_PROMPT_
Skip all pictures. Write out the data below from its first line through the line that contains "34.8, 35.6, 36.1]".

--- START INFORMATION SHOWN ---

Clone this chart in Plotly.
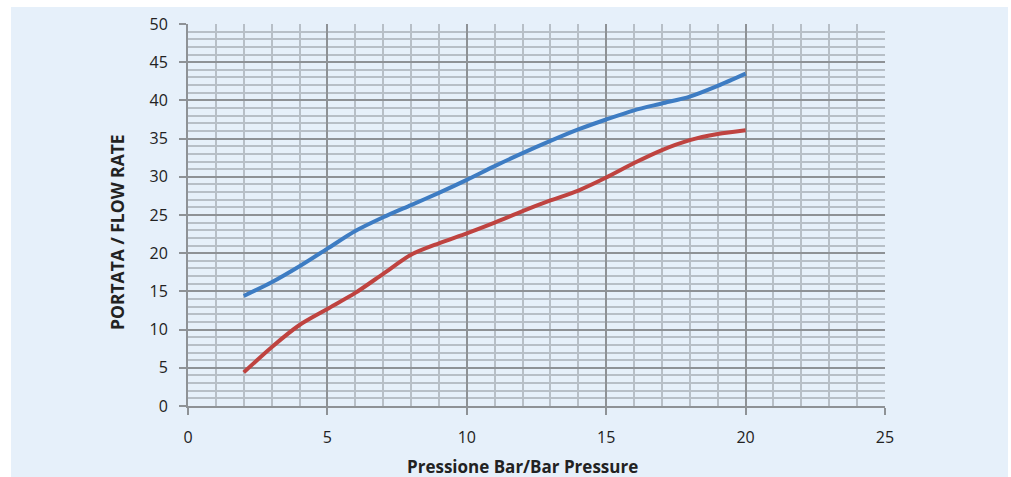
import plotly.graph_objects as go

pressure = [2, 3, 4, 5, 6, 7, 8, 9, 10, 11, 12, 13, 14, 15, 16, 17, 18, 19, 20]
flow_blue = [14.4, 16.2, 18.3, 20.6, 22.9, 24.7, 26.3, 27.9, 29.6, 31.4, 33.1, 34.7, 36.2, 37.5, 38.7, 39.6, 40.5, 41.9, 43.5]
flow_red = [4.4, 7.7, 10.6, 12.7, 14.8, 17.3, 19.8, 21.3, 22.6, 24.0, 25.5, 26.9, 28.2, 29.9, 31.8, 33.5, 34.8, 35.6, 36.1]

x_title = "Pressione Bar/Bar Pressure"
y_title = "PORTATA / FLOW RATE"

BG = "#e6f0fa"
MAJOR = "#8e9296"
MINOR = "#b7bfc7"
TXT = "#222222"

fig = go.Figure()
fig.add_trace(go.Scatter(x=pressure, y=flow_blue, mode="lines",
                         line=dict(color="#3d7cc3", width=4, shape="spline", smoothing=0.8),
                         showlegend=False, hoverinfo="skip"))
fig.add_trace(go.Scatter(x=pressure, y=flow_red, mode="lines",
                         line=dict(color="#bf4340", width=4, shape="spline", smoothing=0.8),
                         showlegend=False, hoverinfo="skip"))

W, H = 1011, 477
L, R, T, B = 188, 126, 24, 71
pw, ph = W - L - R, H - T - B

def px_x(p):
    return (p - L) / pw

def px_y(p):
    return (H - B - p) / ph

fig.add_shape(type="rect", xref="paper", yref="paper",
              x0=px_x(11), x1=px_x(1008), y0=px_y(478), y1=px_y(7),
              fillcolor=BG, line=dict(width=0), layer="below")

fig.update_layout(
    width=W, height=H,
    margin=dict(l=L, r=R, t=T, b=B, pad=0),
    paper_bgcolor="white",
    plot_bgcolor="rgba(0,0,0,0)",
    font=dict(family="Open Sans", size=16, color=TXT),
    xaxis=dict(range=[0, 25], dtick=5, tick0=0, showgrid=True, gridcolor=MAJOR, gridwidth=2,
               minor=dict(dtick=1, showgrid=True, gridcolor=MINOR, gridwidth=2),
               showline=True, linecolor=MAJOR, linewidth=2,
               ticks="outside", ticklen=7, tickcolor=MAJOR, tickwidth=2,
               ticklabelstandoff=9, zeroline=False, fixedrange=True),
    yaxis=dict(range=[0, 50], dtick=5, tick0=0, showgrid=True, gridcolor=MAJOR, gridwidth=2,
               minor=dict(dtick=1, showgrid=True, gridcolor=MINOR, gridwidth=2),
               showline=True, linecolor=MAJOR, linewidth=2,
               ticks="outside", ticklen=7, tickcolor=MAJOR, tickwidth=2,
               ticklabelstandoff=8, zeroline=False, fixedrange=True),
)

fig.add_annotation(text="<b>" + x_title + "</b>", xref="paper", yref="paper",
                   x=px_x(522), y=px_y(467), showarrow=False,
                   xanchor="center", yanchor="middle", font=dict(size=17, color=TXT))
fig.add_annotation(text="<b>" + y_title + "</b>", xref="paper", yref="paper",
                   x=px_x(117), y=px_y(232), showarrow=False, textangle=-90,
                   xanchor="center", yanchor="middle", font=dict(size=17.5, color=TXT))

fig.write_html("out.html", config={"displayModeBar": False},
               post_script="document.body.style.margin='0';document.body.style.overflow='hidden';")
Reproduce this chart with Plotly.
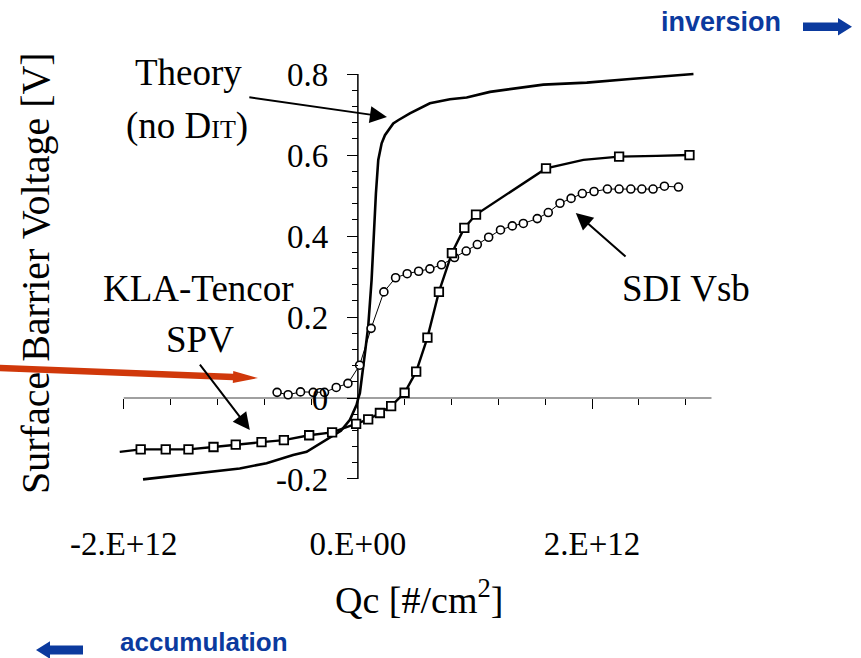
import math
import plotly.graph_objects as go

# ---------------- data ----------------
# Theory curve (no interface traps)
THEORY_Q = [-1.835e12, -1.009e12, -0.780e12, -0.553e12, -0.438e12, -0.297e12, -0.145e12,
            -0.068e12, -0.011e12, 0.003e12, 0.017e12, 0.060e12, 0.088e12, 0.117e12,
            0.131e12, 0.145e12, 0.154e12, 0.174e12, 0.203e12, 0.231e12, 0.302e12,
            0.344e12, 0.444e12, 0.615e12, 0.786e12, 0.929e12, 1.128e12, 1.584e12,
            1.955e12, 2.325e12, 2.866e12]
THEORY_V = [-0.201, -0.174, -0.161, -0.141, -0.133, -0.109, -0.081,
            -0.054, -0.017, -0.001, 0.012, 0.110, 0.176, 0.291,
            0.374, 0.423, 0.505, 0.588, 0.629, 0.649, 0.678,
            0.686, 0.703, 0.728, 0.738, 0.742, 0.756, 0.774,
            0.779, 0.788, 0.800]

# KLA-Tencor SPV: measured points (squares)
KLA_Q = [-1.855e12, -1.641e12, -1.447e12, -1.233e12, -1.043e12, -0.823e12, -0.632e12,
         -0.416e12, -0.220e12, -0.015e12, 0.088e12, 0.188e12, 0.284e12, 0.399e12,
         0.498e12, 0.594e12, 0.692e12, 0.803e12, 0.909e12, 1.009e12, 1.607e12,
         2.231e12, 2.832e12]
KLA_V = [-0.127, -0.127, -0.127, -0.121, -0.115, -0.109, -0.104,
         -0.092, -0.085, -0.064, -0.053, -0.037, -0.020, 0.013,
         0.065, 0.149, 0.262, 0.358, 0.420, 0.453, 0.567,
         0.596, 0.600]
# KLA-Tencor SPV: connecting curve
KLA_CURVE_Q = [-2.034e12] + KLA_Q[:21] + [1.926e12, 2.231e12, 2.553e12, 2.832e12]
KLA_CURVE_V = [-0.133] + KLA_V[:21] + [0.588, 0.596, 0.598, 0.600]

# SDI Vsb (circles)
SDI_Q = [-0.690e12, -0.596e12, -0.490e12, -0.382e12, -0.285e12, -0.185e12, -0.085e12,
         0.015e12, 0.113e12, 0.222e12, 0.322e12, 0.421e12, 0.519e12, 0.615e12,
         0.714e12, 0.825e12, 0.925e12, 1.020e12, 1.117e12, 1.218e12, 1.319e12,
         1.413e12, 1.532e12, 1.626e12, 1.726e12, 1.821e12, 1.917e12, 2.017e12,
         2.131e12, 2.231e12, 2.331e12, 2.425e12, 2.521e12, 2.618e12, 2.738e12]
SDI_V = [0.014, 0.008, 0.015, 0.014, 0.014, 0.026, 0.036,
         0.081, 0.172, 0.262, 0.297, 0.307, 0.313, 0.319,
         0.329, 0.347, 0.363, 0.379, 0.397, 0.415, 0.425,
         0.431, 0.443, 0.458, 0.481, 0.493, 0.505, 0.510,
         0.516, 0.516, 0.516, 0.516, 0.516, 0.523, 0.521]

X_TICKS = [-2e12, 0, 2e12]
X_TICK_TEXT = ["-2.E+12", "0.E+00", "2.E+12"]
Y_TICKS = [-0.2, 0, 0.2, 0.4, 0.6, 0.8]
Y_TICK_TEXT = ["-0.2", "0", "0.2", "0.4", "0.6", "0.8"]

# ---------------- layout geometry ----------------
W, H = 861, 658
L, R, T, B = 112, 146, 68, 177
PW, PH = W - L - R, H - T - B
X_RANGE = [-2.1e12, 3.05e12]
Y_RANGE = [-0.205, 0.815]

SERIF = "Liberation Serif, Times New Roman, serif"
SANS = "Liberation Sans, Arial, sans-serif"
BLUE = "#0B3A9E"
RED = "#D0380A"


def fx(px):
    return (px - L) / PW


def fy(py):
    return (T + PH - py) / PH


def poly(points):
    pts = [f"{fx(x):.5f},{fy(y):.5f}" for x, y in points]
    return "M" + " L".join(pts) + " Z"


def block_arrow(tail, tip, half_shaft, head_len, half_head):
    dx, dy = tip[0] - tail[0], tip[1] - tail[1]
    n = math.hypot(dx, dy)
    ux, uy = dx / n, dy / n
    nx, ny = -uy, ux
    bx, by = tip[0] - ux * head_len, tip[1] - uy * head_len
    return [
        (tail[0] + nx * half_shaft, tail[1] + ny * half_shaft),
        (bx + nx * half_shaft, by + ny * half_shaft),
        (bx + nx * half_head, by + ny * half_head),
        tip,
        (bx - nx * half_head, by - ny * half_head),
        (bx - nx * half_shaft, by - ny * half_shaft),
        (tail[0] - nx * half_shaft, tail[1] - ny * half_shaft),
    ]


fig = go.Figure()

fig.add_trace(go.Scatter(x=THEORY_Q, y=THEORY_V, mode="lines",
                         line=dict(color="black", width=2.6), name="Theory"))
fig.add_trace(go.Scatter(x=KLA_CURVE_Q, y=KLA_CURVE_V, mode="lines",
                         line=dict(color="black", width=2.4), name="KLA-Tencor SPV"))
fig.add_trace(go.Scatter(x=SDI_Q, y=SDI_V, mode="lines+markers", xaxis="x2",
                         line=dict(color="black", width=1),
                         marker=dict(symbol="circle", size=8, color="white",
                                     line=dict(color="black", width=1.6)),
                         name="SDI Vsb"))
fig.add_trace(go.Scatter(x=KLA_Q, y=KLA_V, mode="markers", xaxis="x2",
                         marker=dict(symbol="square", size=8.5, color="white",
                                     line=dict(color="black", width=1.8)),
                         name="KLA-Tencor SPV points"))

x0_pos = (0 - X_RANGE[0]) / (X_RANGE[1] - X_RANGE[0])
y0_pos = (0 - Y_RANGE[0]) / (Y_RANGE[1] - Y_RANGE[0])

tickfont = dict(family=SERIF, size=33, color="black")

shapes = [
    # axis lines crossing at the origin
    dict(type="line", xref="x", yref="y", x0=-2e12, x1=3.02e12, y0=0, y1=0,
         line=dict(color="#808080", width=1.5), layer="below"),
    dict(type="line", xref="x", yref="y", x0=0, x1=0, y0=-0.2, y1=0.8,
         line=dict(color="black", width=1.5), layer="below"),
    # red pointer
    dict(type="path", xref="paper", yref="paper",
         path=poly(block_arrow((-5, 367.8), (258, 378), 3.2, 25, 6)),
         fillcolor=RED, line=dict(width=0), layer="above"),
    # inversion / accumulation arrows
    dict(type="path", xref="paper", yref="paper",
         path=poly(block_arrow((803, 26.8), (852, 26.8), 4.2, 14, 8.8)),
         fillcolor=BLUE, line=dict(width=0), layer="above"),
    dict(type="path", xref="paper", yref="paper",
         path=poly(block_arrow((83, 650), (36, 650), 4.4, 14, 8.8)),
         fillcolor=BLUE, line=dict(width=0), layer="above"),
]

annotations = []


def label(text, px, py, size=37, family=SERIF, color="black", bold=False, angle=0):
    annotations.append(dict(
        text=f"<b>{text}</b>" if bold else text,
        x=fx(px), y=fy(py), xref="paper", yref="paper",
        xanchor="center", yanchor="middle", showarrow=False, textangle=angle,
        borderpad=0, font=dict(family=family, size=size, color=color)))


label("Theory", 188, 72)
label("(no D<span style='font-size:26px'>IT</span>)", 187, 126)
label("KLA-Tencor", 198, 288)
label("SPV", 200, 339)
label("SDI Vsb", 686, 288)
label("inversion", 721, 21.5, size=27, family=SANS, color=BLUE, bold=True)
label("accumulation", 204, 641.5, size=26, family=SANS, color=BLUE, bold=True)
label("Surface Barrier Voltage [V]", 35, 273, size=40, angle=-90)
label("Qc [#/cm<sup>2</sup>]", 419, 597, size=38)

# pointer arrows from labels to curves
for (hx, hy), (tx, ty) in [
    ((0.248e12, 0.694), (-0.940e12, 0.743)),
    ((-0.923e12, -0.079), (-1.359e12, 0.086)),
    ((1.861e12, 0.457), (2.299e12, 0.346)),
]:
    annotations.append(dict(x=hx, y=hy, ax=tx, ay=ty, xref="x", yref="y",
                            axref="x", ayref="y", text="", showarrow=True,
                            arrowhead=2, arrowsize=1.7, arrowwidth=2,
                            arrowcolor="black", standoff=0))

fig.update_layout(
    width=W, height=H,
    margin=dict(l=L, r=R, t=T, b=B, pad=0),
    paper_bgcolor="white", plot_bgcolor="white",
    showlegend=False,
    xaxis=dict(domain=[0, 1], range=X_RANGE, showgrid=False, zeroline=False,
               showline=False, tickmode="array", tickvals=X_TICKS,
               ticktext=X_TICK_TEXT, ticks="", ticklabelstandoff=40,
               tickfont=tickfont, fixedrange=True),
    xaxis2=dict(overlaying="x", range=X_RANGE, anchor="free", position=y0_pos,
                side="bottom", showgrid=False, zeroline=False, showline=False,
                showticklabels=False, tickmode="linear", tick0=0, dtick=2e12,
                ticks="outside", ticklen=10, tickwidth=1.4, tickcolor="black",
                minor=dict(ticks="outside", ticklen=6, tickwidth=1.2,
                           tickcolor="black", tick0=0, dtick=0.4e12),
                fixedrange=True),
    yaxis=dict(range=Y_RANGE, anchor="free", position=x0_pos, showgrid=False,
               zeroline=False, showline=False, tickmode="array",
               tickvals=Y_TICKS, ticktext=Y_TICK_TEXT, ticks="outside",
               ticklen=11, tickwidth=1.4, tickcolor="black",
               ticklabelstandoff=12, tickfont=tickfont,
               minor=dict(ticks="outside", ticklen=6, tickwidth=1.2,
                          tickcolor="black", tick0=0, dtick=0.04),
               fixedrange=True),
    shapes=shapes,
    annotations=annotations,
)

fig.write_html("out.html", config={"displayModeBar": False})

--- END INFORMATION SHOWN ---

_WORKED SOLUTION_
Clone this chart in Plotly.
import plotly.graph_objects as go

pressure = [2, 3, 4, 5, 6, 7, 8, 9, 10, 11, 12, 13, 14, 15, 16, 17, 18, 19, 20]
flow_blue = [14.4, 16.2, 18.3, 20.6, 22.9, 24.7, 26.3, 27.9, 29.6, 31.4, 33.1, 34.7, 36.2, 37.5, 38.7, 39.6, 40.5, 41.9, 43.5]
flow_red = [4.4, 7.7, 10.6, 12.7, 14.8, 17.3, 19.8, 21.3, 22.6, 24.0, 25.5, 26.9, 28.2, 29.9, 31.8, 33.5, 34.8, 35.6, 36.1]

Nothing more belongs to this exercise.